La percepción de un destino mucho más sombrío del que imaginamos no hace mucho, uno que nos sumerge ahora en el marasmo y la mediocridad, viene de la mano de un ostensible deterioro de la política, que exhibe indicadores de confianza imposiblemente más bajos. De lejos, la más importante de las piezas del andamiaje institucional, el sistema político, viene fallando a ojos vista, convirtiéndose ahora en el principal obstáculo para cruzar el pasillo estrecho de Acemoglu y Robinson que conduce al desarrollo, el mismo que apenas un puñado de países han transitado exitosamente en el último medio siglo. Otras piezas, sobre todo el impulso exportador y el desarrollo de nuevos mercados, exhiben en cambio buena salud y no son parte del problema.
Desafortunadamente los tiempos no nos han favorecido. La aproximación del país a las puertas del desarrollo tuvo lugar justo cuando hicieron su aparición las redes sociales. Su uso se masificó en un tiempo extraordinariamente corto, provocando un efecto agudamente fragmentador y polarizador en la sociedad. De pronto, en menos de lo que canta el gallo, el cemento firme de las ideologías cedió, debilitando el necesario rol aglutinador y representativo de los partidos políticos. Y la política, indispensable para impulsar el reformismo del proceso de modernización capitalista, se volvió irremediablemente populista. Ningún país ha alcanzado desde ahí el desarrollo, digan lo que digan los populistas. Es así que la última milla que nos resta transitar para integrarnos al exclusivo club de países desarrollados amenaza con volverse un paso infranqueable.

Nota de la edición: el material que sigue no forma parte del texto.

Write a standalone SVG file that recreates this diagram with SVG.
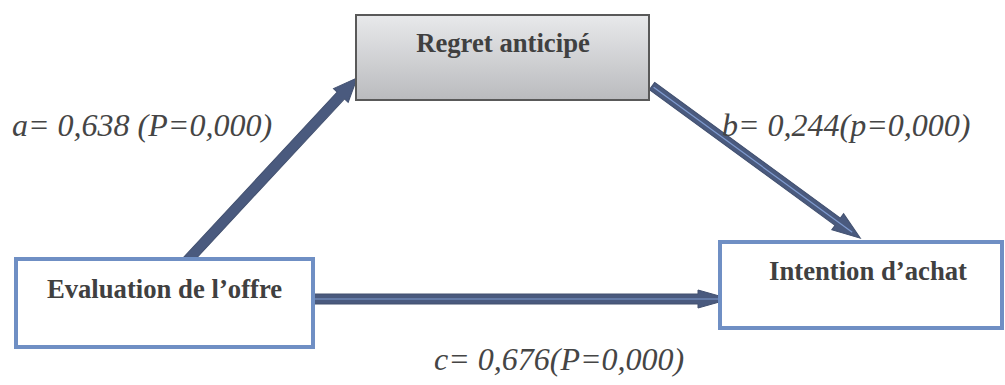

Pero no todo estaría perdido. Chile, como pocos países en su situación, tiene por delante la irrepetible oportunidad de actualizar su pacto social, esto es, de aprobar una nueva Constitución en reemplazo de la que nos rige ya por más de cuarenta años, por la vía de un impecable proceso institucional y democrático. Es una inapreciable oportunidad -quizá la última- para que el sistema político dé lo mejor de sí y le proponga al país una Carta Fundamental destinada a reparar no sólo sus propias grietas, que ya son visibles a simple vista, sino que sobre todo a posibilitar un tránsito exitoso por el pasillo estrecho para alcanzar el desarrollo.
Si así lo hiciéramos este no sería más que un ciclo político de pocas luces y sueños maltrechos, y no el declive por el que por momentos parecería que nos deslizamos. En la propuesta constitucional se juega entonces mucho más que la inclusión o exclusión de un precepto u otro: se juega la capacidad del país y de su sistema político de vencer la trampa de los países de ingreso medio que tan pocas naciones han conseguido con éxito, en la que ahora mismo estamos atrapados y de la que urge salir antes que un declive lento pero seguro sea nuestro destino inexorable.